While his mother, Marjorie, is an elliptical figure throughout his writing, his father stands tall, looking down on life and his son as if a visitor to a model village, ever ready with a good-natured put-down. ''My dad has always been confident and quick witted,'' says Armitage. ''He says it there and then, right off, while I have to go away and think about it and then put it down on paper.'' The best quip in Gig is when Armitage seeks names for a band he is forming, at the age of 44. ''What about Midlife Crisis?'' suggests Peter Armitage. Braces twang, a pipe is chomped, everyone laughs.

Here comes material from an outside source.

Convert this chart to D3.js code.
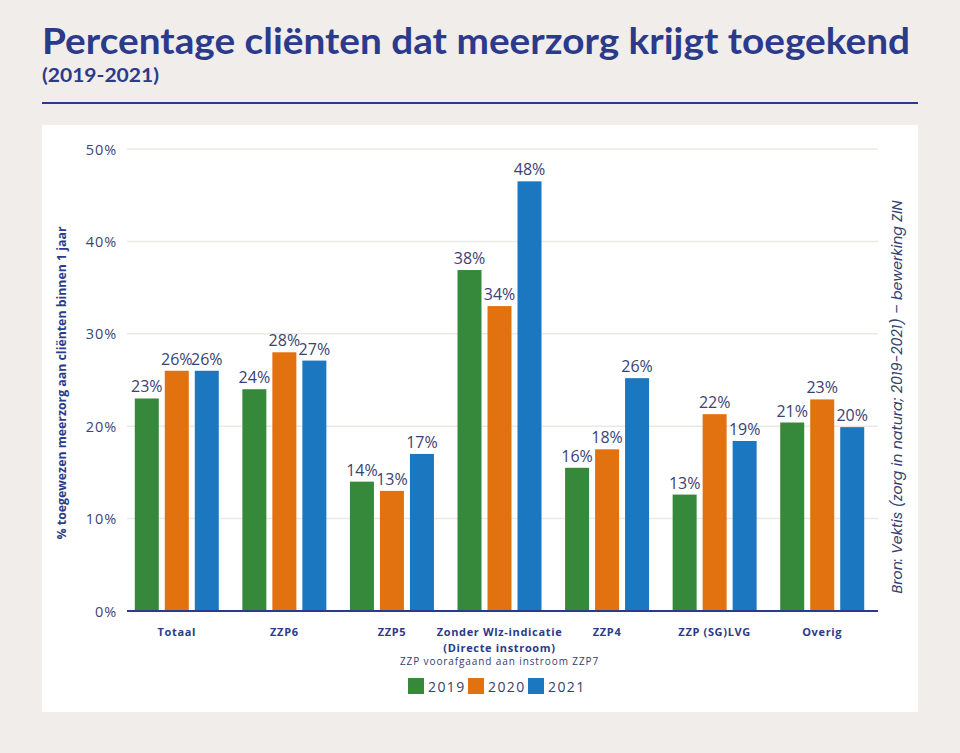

The name settled upon is The Scaremongers, which is Armitage and his old college pal, Craig Smith, doing what they planned to do back in the early 1980s. A visit to their MySpace site reveals a 'group' (''More like a five-a-side team, whoever turns up gets a game,'' - Armitage) somewhere between The Beautiful South and former Peel favourites, The Nightingales. Armitage's reluctant, coughed-up vocals are not dissimilar to Jarvis Cocker's. Concerts are planned in the summer and Armitage writes about the whole escapade by brilliantly coalescing self-deprecating cynicism and a boyish enthusiasm that may inspire, oh dear, legions of forty-somethings to reach for their Gibsons and Fenders.

When he does turn wholly to music in Gig, Armitage is an astute observer. His musing on the enigma of Morrissey forms the best writing in the book. He describes Morrissey's increasingly peculiar physique as 'looking like a retired shire horse standing on its back legs, or something out of mythology.' He concedes a fascination with the singer. ''I actually prefer his solo material to the stuff he did with The Smiths,'' he says. ''Not once in the last two decades have I ever felt sorry for him, not for a split second. No, the person he makes me feel sorry for is myself.''

He also relates his hesitant conversion to the lyricism of Bob Dylan. Originally a contribution to Do You, Mr Jones?, a book examining Dylan's prose, the essay is a reminder of the quality of insight now all but lost to rock music. As a teenager, Armitage remembers reading coolly intelligent writers such as Charles Shaar Murray, Paul Morley and Dave McCulloch. ''They seemed to be making big philosophical statements about youth culture. I don't think I'd feel comfortable picking up the NME these days because it looks more like a comic,'' he says.

At a concert, this time viewing Simply Red in an arena, he turns his pin-sharp eye to the audience. He notices a couple fawning over each other, whooping at the start of every song. It is their 'undignified openness' that he finds most offensive. We've all seen this, of course, and felt that same nausea. The difference is that few of us can relate it so precisely and engagingly.